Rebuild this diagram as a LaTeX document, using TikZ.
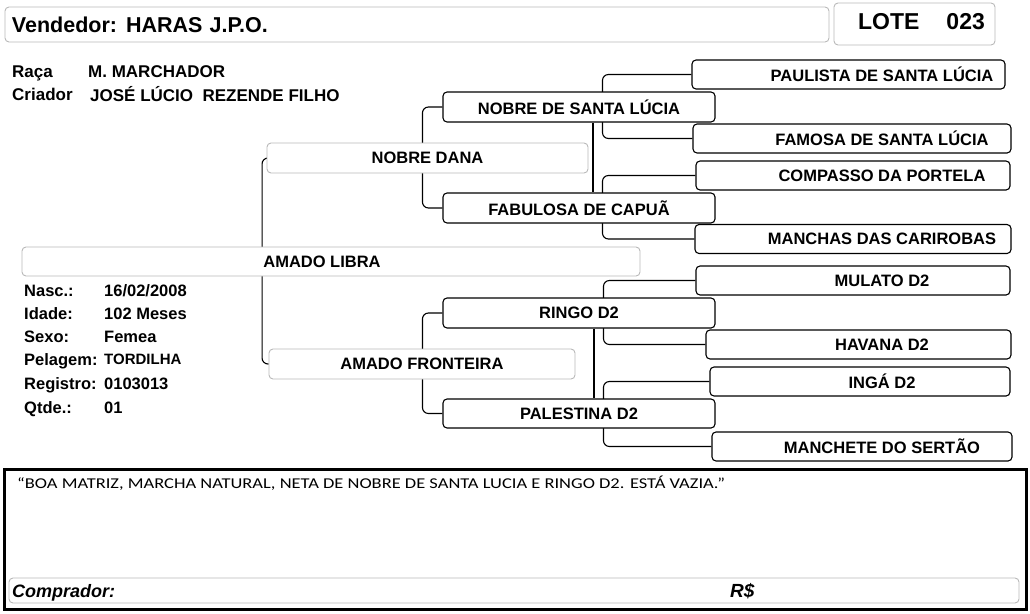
\documentclass[tikz,border=0pt]{standalone}
\usepackage{fontspec}
\setmainfont{Liberation Sans}
\newfontfamily\notefont{Carlito}
\usepackage{graphicx}
\usepackage{tikz}
\usetikzlibrary{positioning,backgrounds}
\newcommand\namefont{\fontsize{16.5}{19}\selectfont\bfseries}
\newcommand\bigfont{\fontsize{21.5}{24}\selectfont\bfseries}
\newcommand\buyfont{\fontsize{18}{20}\selectfont\bfseries\itshape}

\begin{document}
\begin{tikzpicture}[
    x=1pt, y=-1pt,
    gbox/.style={rectangle, draw=gray!55, line width=0.9pt, rounded corners=4pt, fill=white, minimum height=30pt, font=\namefont},
    pbox/.style={rectangle, draw=black, line width=1.1pt, rounded corners=4pt, fill=white, minimum height=29pt, font=\namefont},
    horse/.style={inner sep=0pt, font=\namefont},
    info/.style={anchor=base west, inner sep=0pt, font=\namefont},
    link/.style={draw, line width=1.1pt, rounded corners=6pt}
]
    \useasboundingbox (0,0) rectangle (1030,613);

    % Header
    \node[gbox, text width=810pt, inner xsep=7pt, minimum height=35pt, align=left, font=\bigfont] (vend) at (417,24.5) {Vendedor:\hspace{9pt}HARAS J.P.O.};
    \node[gbox, minimum width=161pt, minimum height=42pt] (lote) at (914.5,24) {};
    \node[font={\fontsize{23}{25}\selectfont\bfseries}, inner sep=0pt] (loteT) at (921.5,22) {LOTE\hspace{27pt}023};

    % Breed and breeder
    \node[info, font={\fontsize{17}{19}\selectfont\bfseries}] (raca) at (12,77.5) {Raça};
    \node[info, font={\fontsize{17}{19}\selectfont\bfseries}] (racaV) at (88,77.5) {M. MARCHADOR};
    \node[info, font={\fontsize{17}{19}\selectfont\bfseries}] (criador) at (12,100) {Criador};
    \node[info, font={\fontsize{17}{19}\selectfont\bfseries}] (criadorV) at (90,101) {JOSÉ LÚCIO~ REZENDE FILHO};

    % Animal
    \node[gbox, minimum width=618pt, minimum height=29pt] (libra) at (331,261.5) {\hspace*{-18pt}AMADO LIBRA};
    \node[info] (nasc) at (24,296) {Nasc.:};
    \node[info] (nascV) at (104,296) {16/02/2008};
    \node[info] (idade) at (24,319) {Idade:};
    \node[info] (idadeV) at (104,319) {102 Meses};
    \node[info] (sexo) at (24,342) {Sexo:};
    \node[info] (sexoV) at (104,342) {Femea};
    \node[info] (pelagem) at (24,365) {Pelagem:};
    \node[info, font={\fontsize{15}{17}\selectfont\bfseries}] (pelagemV) at (104,364) {TORDILHA};
    \node[info] (registro) at (24,389) {Registro:};
    \node[info] (registroV) at (104,389) {0103013};
    \node[info] (qtde) at (24,413) {Qtde.:};
    \node[info] (qtdeV) at (104,413) {01};

    % Parents
    \node[gbox, minimum width=321pt] (dana) at (427.5,158) {NOBRE DANA};
    \node[gbox, minimum width=306pt] (front) at (422,364) {AMADO FRONTEIRA};

    % Grandparents
    \node[pbox, minimum width=272pt, minimum height=30pt] (nsl) at (579,107) {NOBRE DE SANTA LÚCIA};
    \node[pbox, minimum width=272pt, minimum height=30pt] (fab) at (579,208) {FABULOSA DE CAPUÃ};
    \node[pbox, minimum width=272pt, minimum height=30pt] (ringo) at (579,313) {RINGO D2};
    \node[pbox, minimum width=272pt] (pal) at (579,413.5) {PALESTINA D2};

    % Great-grandparents
    \node[pbox, minimum width=313pt] (paul) at (848.5,74.5) {};
    \node[horse] (paulT) at (882,74.5) {PAULISTA DE SANTA LÚCIA};
    \node[pbox, minimum width=318pt] (fam) at (852,138.5) {};
    \node[horse] (famT) at (882,138.5) {FAMOSA DE SANTA LÚCIA};
    \node[pbox, minimum width=314pt] (comp) at (853,175.5) {};
    \node[horse] (compT) at (882,175.5) {COMPASSO DA PORTELA};
    \node[pbox, minimum width=316pt] (manc) at (853,239) {};
    \node[horse] (mancT) at (882,239) {MANCHAS DAS CARIROBAS};
    \node[pbox, minimum width=314pt] (mul) at (853,280.5) {};
    \node[horse] (mulT) at (882,280.5) {MULATO D2};
    \node[pbox, minimum width=305pt] (hav) at (858.5,344.5) {};
    \node[horse] (havT) at (882,344.5) {HAVANA D2};
    \node[pbox, minimum width=300pt] (inga) at (860,381.5) {};
    \node[horse] (ingaT) at (882,381.5) {INGÁ D2};
    \node[pbox, minimum width=300pt] (mche) at (862,446.5) {};
    \node[horse] (mcheT) at (882,446.5) {MANCHETE DO SERTÃO};

    % Connectors
    \begin{scope}[on background layer]
        \draw[link] (dana.west) -- ++(-4.5,0) |- (front.west);
        \draw[link] (nsl.west) -- ++(-20,0) |- (fab.west);
        \draw[link] (ringo.west) -- ++(-20,0) |- (pal.west);
        \draw[link] (paul.west) -- ++(-89,0) |- (fam.west);
        \draw[link] (comp.west) -- ++(-93,0) |- (manc.west);
        \draw[link] (mul.west) -- ++(-92,0) |- (hav.west);
        \draw[link] (inga.west) -- ++(-106,0) |- (mche.west);
        \draw[link] ([xshift=14pt]nsl.south) -- ([xshift=14pt]fab.north);
        \draw[link] ([xshift=15pt]ringo.south) -- ([xshift=15pt]pal.north);
    \end{scope}

    % Remarks and buyer
    \node[draw, line width=2.5pt, minimum width=1022pt, minimum height=140pt, anchor=north west, inner sep=0pt] (obs) at (3,468) {};
    \node[anchor=west, inner sep=0pt, font={\notefont\fontsize{15}{17}\selectfont}] (obsT) at (17,483) {\scalebox{1.23}[1]{“BOA MATRIZ, MARCHA NATURAL, NETA DE NOBRE DE SANTA LUCIA E RINGO D2. ESTÁ VAZIA.”}};
    \node[gbox, text width=1002pt, inner xsep=4pt, minimum height=25pt] (comprador) at (514,590.5) {};
    \node[info, font=\buyfont] (compradorT) at (12,597) {Comprador:};
    \node[info, font={\fontsize{19}{21}\selectfont\bfseries\itshape}] (rs) at (730,597.5) {R\$};
\end{tikzpicture}
\end{document}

***

Set task: Please write out all of the material above without changing a word, and omit any pictures.

Result of this exercise:
Rebuild this diagram as a LaTeX document, using TikZ.
\documentclass[tikz,border=0pt]{standalone}
\usepackage{fontspec}
\setmainfont{Liberation Sans}
\newfontfamily\notefont{Carlito}
\usepackage{graphicx}
\usepackage{tikz}
\usetikzlibrary{positioning,backgrounds}
\newcommand\namefont{\fontsize{16.5}{19}\selectfont\bfseries}
\newcommand\bigfont{\fontsize{21.5}{24}\selectfont\bfseries}
\newcommand\buyfont{\fontsize{18}{20}\selectfont\bfseries\itshape}

\begin{document}
\begin{tikzpicture}[
    x=1pt, y=-1pt,
    gbox/.style={rectangle, draw=gray!55, line width=0.9pt, rounded corners=4pt, fill=white, minimum height=30pt, font=\namefont},
    pbox/.style={rectangle, draw=black, line width=1.1pt, rounded corners=4pt, fill=white, minimum height=29pt, font=\namefont},
    horse/.style={inner sep=0pt, font=\namefont},
    info/.style={anchor=base west, inner sep=0pt, font=\namefont},
    link/.style={draw, line width=1.1pt, rounded corners=6pt}
]
    \useasboundingbox (0,0) rectangle (1030,613);

    % Header
    \node[gbox, text width=810pt, inner xsep=7pt, minimum height=35pt, align=left, font=\bigfont] (vend) at (417,24.5) {Vendedor:\hspace{9pt}HARAS J.P.O.};
    \node[gbox, minimum width=161pt, minimum height=42pt] (lote) at (914.5,24) {};
    \node[font={\fontsize{23}{25}\selectfont\bfseries}, inner sep=0pt] (loteT) at (921.5,22) {LOTE\hspace{27pt}023};

    % Breed and breeder
    \node[info, font={\fontsize{17}{19}\selectfont\bfseries}] (raca) at (12,77.5) {Raça};
    \node[info, font={\fontsize{17}{19}\selectfont\bfseries}] (racaV) at (88,77.5) {M. MARCHADOR};
    \node[info, font={\fontsize{17}{19}\selectfont\bfseries}] (criador) at (12,100) {Criador};
    \node[info, font={\fontsize{17}{19}\selectfont\bfseries}] (criadorV) at (90,101) {JOSÉ LÚCIO~ REZENDE FILHO};

    % Animal
    \node[gbox, minimum width=618pt, minimum height=29pt] (libra) at (331,261.5) {\hspace*{-18pt}AMADO LIBRA};
    \node[info] (nasc) at (24,296) {Nasc.:};
    \node[info] (nascV) at (104,296) {16/02/2008};
    \node[info] (idade) at (24,319) {Idade:};
    \node[info] (idadeV) at (104,319) {102 Meses};
    \node[info] (sexo) at (24,342) {Sexo:};
    \node[info] (sexoV) at (104,342) {Femea};
    \node[info] (pelagem) at (24,365) {Pelagem:};
    \node[info, font={\fontsize{15}{17}\selectfont\bfseries}] (pelagemV) at (104,364) {TORDILHA};
    \node[info] (registro) at (24,389) {Registro:};
    \node[info] (registroV) at (104,389) {0103013};
    \node[info] (qtde) at (24,413) {Qtde.:};
    \node[info] (qtdeV) at (104,413) {01};

    % Parents
    \node[gbox, minimum width=321pt] (dana) at (427.5,158) {NOBRE DANA};
    \node[gbox, minimum width=306pt] (front) at (422,364) {AMADO FRONTEIRA};

    % Grandparents
    \node[pbox, minimum width=272pt, minimum height=30pt] (nsl) at (579,107) {NOBRE DE SANTA LÚCIA};
    \node[pbox, minimum width=272pt, minimum height=30pt] (fab) at (579,208) {FABULOSA DE CAPUÃ};
    \node[pbox, minimum width=272pt, minimum height=30pt] (ringo) at (579,313) {RINGO D2};
    \node[pbox, minimum width=272pt] (pal) at (579,413.5) {PALESTINA D2};

    % Great-grandparents
    \node[pbox, minimum width=313pt] (paul) at (848.5,74.5) {};
    \node[horse] (paulT) at (882,74.5) {PAULISTA DE SANTA LÚCIA};
    \node[pbox, minimum width=318pt] (fam) at (852,138.5) {};
    \node[horse] (famT) at (882,138.5) {FAMOSA DE SANTA LÚCIA};
    \node[pbox, minimum width=314pt] (comp) at (853,175.5) {};
    \node[horse] (compT) at (882,175.5) {COMPASSO DA PORTELA};
    \node[pbox, minimum width=316pt] (manc) at (853,239) {};
    \node[horse] (mancT) at (882,239) {MANCHAS DAS CARIROBAS};
    \node[pbox, minimum width=314pt] (mul) at (853,280.5) {};
    \node[horse] (mulT) at (882,280.5) {MULATO D2};
    \node[pbox, minimum width=305pt] (hav) at (858.5,344.5) {};
    \node[horse] (havT) at (882,344.5) {HAVANA D2};
    \node[pbox, minimum width=300pt] (inga) at (860,381.5) {};
    \node[horse] (ingaT) at (882,381.5) {INGÁ D2};
    \node[pbox, minimum width=300pt] (mche) at (862,446.5) {};
    \node[horse] (mcheT) at (882,446.5) {MANCHETE DO SERTÃO};

    % Connectors
    \begin{scope}[on background layer]
        \draw[link] (dana.west) -- ++(-4.5,0) |- (front.west);
        \draw[link] (nsl.west) -- ++(-20,0) |- (fab.west);
        \draw[link] (ringo.west) -- ++(-20,0) |- (pal.west);
        \draw[link] (paul.west) -- ++(-89,0) |- (fam.west);
        \draw[link] (comp.west) -- ++(-93,0) |- (manc.west);
        \draw[link] (mul.west) -- ++(-92,0) |- (hav.west);
        \draw[link] (inga.west) -- ++(-106,0) |- (mche.west);
        \draw[link] ([xshift=14pt]nsl.south) -- ([xshift=14pt]fab.north);
        \draw[link] ([xshift=15pt]ringo.south) -- ([xshift=15pt]pal.north);
    \end{scope}

    % Remarks and buyer
    \node[draw, line width=2.5pt, minimum width=1022pt, minimum height=140pt, anchor=north west, inner sep=0pt] (obs) at (3,468) {};
    \node[anchor=west, inner sep=0pt, font={\notefont\fontsize{15}{17}\selectfont}] (obsT) at (17,483) {\scalebox{1.23}[1]{“BOA MATRIZ, MARCHA NATURAL, NETA DE NOBRE DE SANTA LUCIA E RINGO D2. ESTÁ VAZIA.”}};
    \node[gbox, text width=1002pt, inner xsep=4pt, minimum height=25pt] (comprador) at (514,590.5) {};
    \node[info, font=\buyfont] (compradorT) at (12,597) {Comprador:};
    \node[info, font={\fontsize{19}{21}\selectfont\bfseries\itshape}] (rs) at (730,597.5) {R\$};
\end{tikzpicture}
\end{document}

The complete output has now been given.